Al año, por fin, un diagnóstico
Días antes de cumplir un año la niña empezó a tener fiebre alta y tos. Acudió a urgencias donde le hicieron una radiografía pulmonar. Buscando evidencias de una posible neumonía se dieron cuenta de que la niña tenía el corazón más grande de lo normal. Decidieron ingresarla y, finalmente, tuvo un diagnóstico para explicar un año de llantos casi continuos.
Estando en la planta, la niña empezó a llorar de nuevo, haciendo uno de sus episodios más “memorables”. La enfermera le dio el portabebés a la madre, la madre metió en él a la niña y allí, con ella, se calmó de nuevo.
Le explicaron que la niña tenía insuficiencia cardíaca, un defecto cardíaco poco frecuente para la edad, pero muy grave, que le había producido diversos infartos. La tasa de mortalidad de dicha enfermedad era de un 90% en el primer año. Los llantos se debían al malestar producido por los infartos y al dolor opresivo en el pecho que se derivaba de cada episodio.

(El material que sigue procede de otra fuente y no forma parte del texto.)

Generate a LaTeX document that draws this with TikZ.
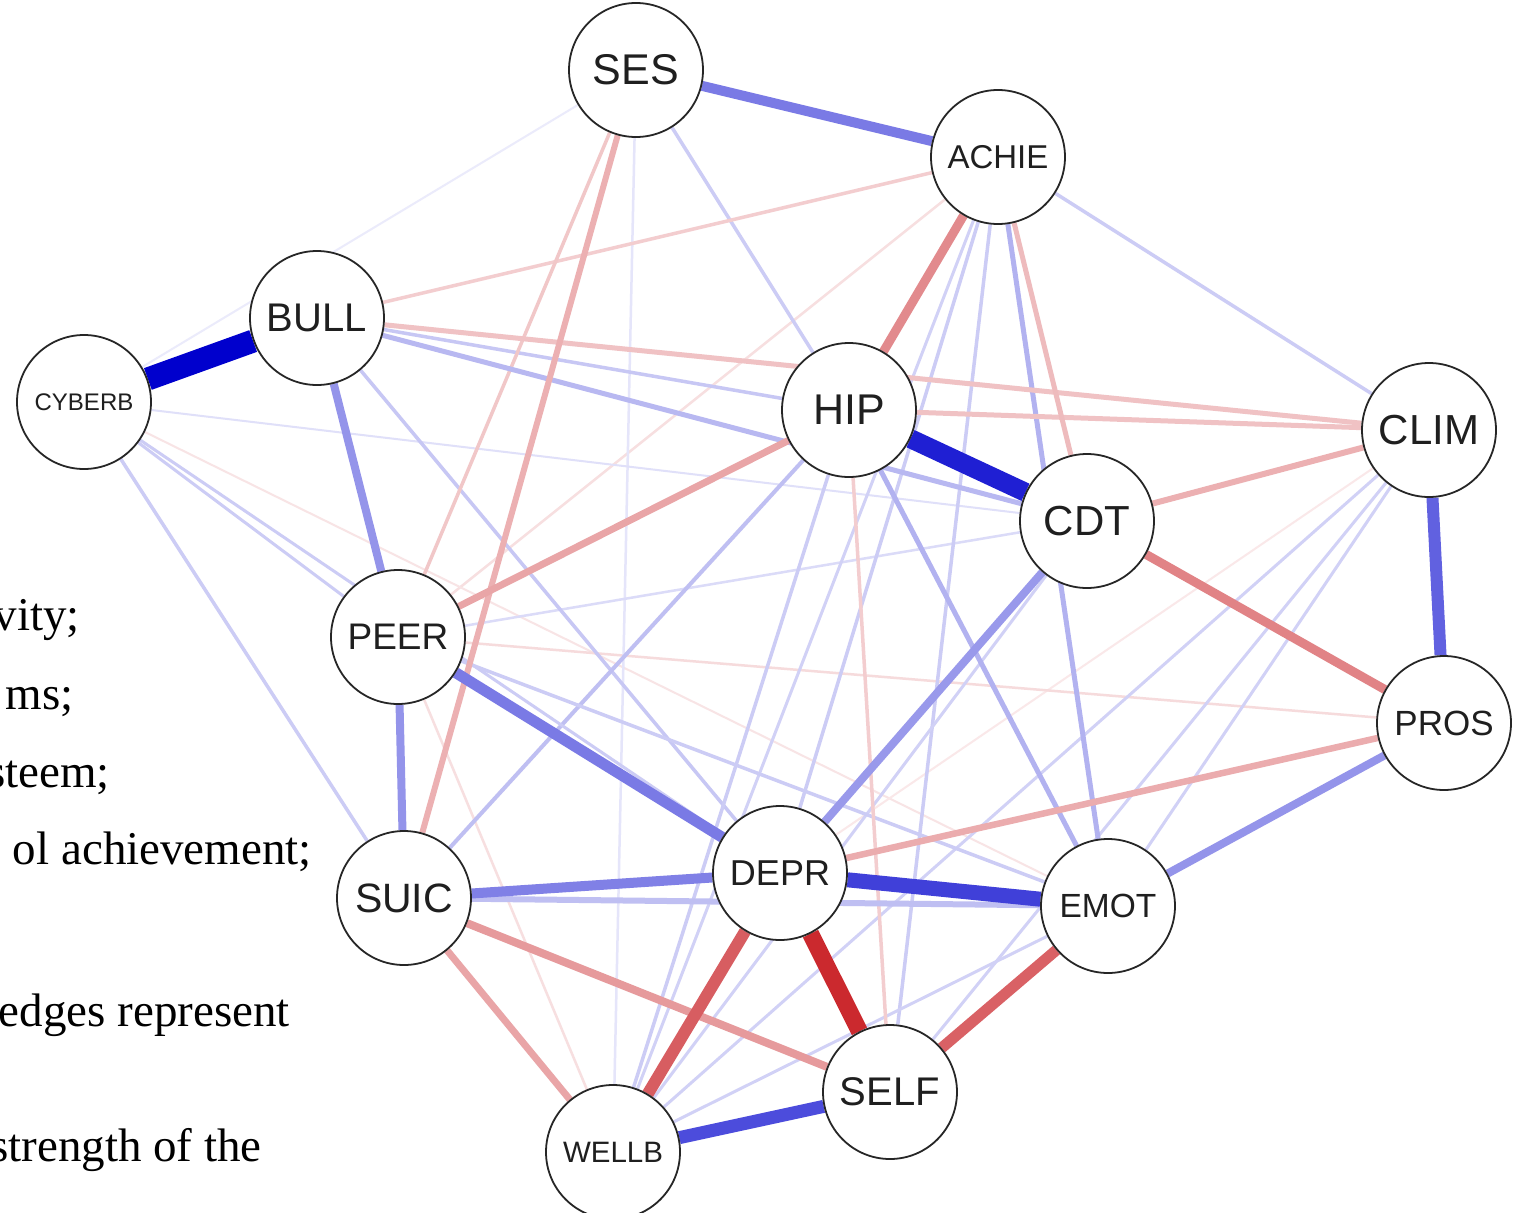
\documentclass[tikz,border=0pt]{standalone}
\usepackage{fontspec}
\setmainfont{Liberation Serif}
\newfontfamily\nodefont{Liberation Sans}
\pgfdeclarelayer{paper}
\pgfdeclarelayer{edgelayer}
\pgfsetlayers{paper,edgelayer,main}
\definecolor{posc}{RGB}{0,0,205}
\definecolor{negc}{RGB}{200,30,35}
% partial-correlation edges: blue = positive, red = negative; width and shade = strength
\newcommand{\posedge}[4]{\draw[line width=#3pt, draw=posc!#4!white] (#1) -- (#2);}
\newcommand{\negedge}[4]{\draw[line width=#3pt, draw=negc!#4!white] (#1) -- (#2);}
\begin{document}
\begin{tikzpicture}[x=1pt,y=-1pt,
  var/.style={circle, draw=black!85, line width=1.8pt, fill=white,
    minimum size=134pt, inner sep=0pt, text=black!88,
    font=\nodefont\fontsize{#1}{#1}\selectfont},
  note/.style={anchor=base east, inner sep=0pt, text=black,
    font=\fontsize{47}{50}\selectfont}]
\useasboundingbox (0,0) rectangle (1521,1213);
\begin{pgfonlayer}{paper}
  \fill[white] (0,0) rectangle (1521,1213);
\end{pgfonlayer}
\clip (0,0) rectangle (1521,1213);

% caption lines running in from the left
\node[note] (n1) at (80,630)   {vity;};
\node[note] (n2) at (74,709)   {ms;};
\node[note] (n3) at (110,787)  {steem;};
\node[note] (n4) at (312,864)  {ol achievement;};
\node[note] (n5) at (290,1026) {edges represent};
\node[note] (n6) at (262,1161) {strength of the};

% variables
\node[var=43]   (SES)    at (636,70)    {SES};
\node[var=33]   (ACHIE)  at (998,157)   {ACHIE};
\node[var=40]   (BULL)   at (317,318)   {BULL};
\node[var=24]   (CYBERB) at (84,402)    {CYBERB};
\node[var=43]   (HIP)    at (849,410)   {HIP};
\node[var=42]   (CLIM)   at (1429,430)  {CLIM};
\node[var=42]   (CDT)    at (1087,521)  {CDT};
\node[var=37]   (PEER)   at (398,637)   {PEER};
\node[var=35]   (PROS)   at (1444,723)  {PROS};
\node[var=36]   (DEPR)   at (780,873)   {DEPR};
\node[var=33.5] (EMOT)   at (1108,906)  {EMOT};
\node[var=41]   (SUIC)   at (404,898)   {SUIC};
\node[var=40]   (SELF)   at (890,1092)  {SELF};
\node[var=29.5] (WELLB)  at (613,1152)  {WELLB};

\begin{pgfonlayer}{edgelayer}
% faintest
\negedge{ACHIE}{PEER}{2.5}{14}
\negedge{CYBERB}{EMOT}{2}{12}
\negedge{CLIM}{DEPR}{2}{10}
\negedge{PROS}{PEER}{2.5}{16}
\negedge{PEER}{WELLB}{2.5}{14}
\posedge{SES}{CYBERB}{2}{8}
\posedge{SES}{WELLB}{2.5}{10}
\posedge{CYBERB}{CDT}{2}{12}
\posedge{CDT}{PEER}{2.5}{14}
% light
\posedge{ACHIE}{CLIM}{3.5}{20}
\posedge{SES}{HIP}{3.5}{20}
\posedge{BULL}{HIP}{3.5}{22}
\posedge{BULL}{DEPR}{3.5}{22}
\posedge{HIP}{SUIC}{4}{25}
\posedge{CYBERB}{PEER}{3}{20}
\posedge{CYBERB}{DEPR}{3}{20}
\posedge{CYBERB}{SUIC}{3.5}{20}
\posedge{HIP}{WELLB}{3.5}{20}
\posedge{ACHIE}{DEPR}{3.5}{20}
\posedge{ACHIE}{SELF}{3.5}{20}
\posedge{ACHIE}{WELLB}{3}{18}
\posedge{CLIM}{WELLB}{3}{18}
\posedge{CLIM}{SELF}{3}{18}
\posedge{CLIM}{EMOT}{3}{18}
\posedge{WELLB}{EMOT}{3}{18}
\posedge{WELLB}{CDT}{3}{18}
\posedge{PEER}{EMOT}{3.5}{20}
\negedge{ACHIE}{BULL}{3.5}{22}
\negedge{SES}{PEER}{3.5}{25}
\negedge{HIP}{SELF}{3.5}{22}
% medium
\posedge{BULL}{CDT}{5}{28}
\posedge{ACHIE}{EMOT}{5}{30}
\posedge{HIP}{EMOT}{5}{30}
\posedge{SUIC}{EMOT}{6}{25}
\negedge{HIP}{CLIM}{5}{27}
\negedge{BULL}{CLIM}{5}{27}
\negedge{ACHIE}{CDT}{5}{30}
\negedge{CDT}{CLIM}{6}{35}
\negedge{SES}{SUIC}{6}{35}
\negedge{PROS}{DEPR}{6.5}{37}
\negedge{HIP}{PEER}{7}{40}
\negedge{SUIC}{WELLB}{7}{40}
% strong
\posedge{BULL}{PEER}{8}{42}
\posedge{PEER}{SUIC}{8}{42}
\posedge{CDT}{DEPR}{8}{40}
\posedge{PROS}{EMOT}{8}{42}
\negedge{SUIC}{SELF}{8}{45}
\negedge{ACHIE}{HIP}{9}{52}
\negedge{CDT}{PROS}{9}{55}
\posedge{SES}{ACHIE}{10}{52}
\posedge{SUIC}{DEPR}{10}{50}
\posedge{PEER}{DEPR}{11}{52}
\negedge{EMOT}{SELF}{11}{70}
\negedge{DEPR}{WELLB}{12}{72}
\posedge{CLIM}{PROS}{12}{62}
\posedge{SELF}{WELLB}{13}{70}
\posedge{DEPR}{EMOT}{15}{75}
\negedge{DEPR}{SELF}{17}{95}
\posedge{HIP}{CDT}{19}{88}
\posedge{CYBERB}{BULL}{23}{100}
\end{pgfonlayer}
\end{tikzpicture}
\end{document}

El cardiólogo quiso dar valor a lo que la madre había hecho hasta ese momento y le dijo, casi a escondidas, en el pasillo y en voz baja, que era el modo en que la había cuidado lo que había salvado la vida de su hija.
Ahora la niña, Mila, tiene más de tres años. Después de dos intervenciones lleva una vida normal, como la de cualquier niña de tres años que corre, salta y juega y que, además cuida de su hermana pequeña que, lógicamente, también es porteada por su madre cuando las cosas se ponen “tensas”.
Los niños, cuando lloran, sufren
Es cierto que se trata de una enfermedad poco frecuente. Es cierto que cuando nuestros bebés sanos lloran, no lo hacen porque están sufriendo un infarto. Todo esto está claro, sin embargo, los bebés no tienen otra manera de solicitar compañía que a través del llanto y, cuando lloran, es porque de verdad necesitan algo.
¿Sabéis por qué el llanto de los bebés es tan molesto? Porque si fuera agradable nadie cogería a los bebés. El problema es que muchos padres se están desensibilizando hasta el punto que no sólo no les molesta que lloren, sino que además les dejan para que sean ellos mismos los que dejen de hacerlo.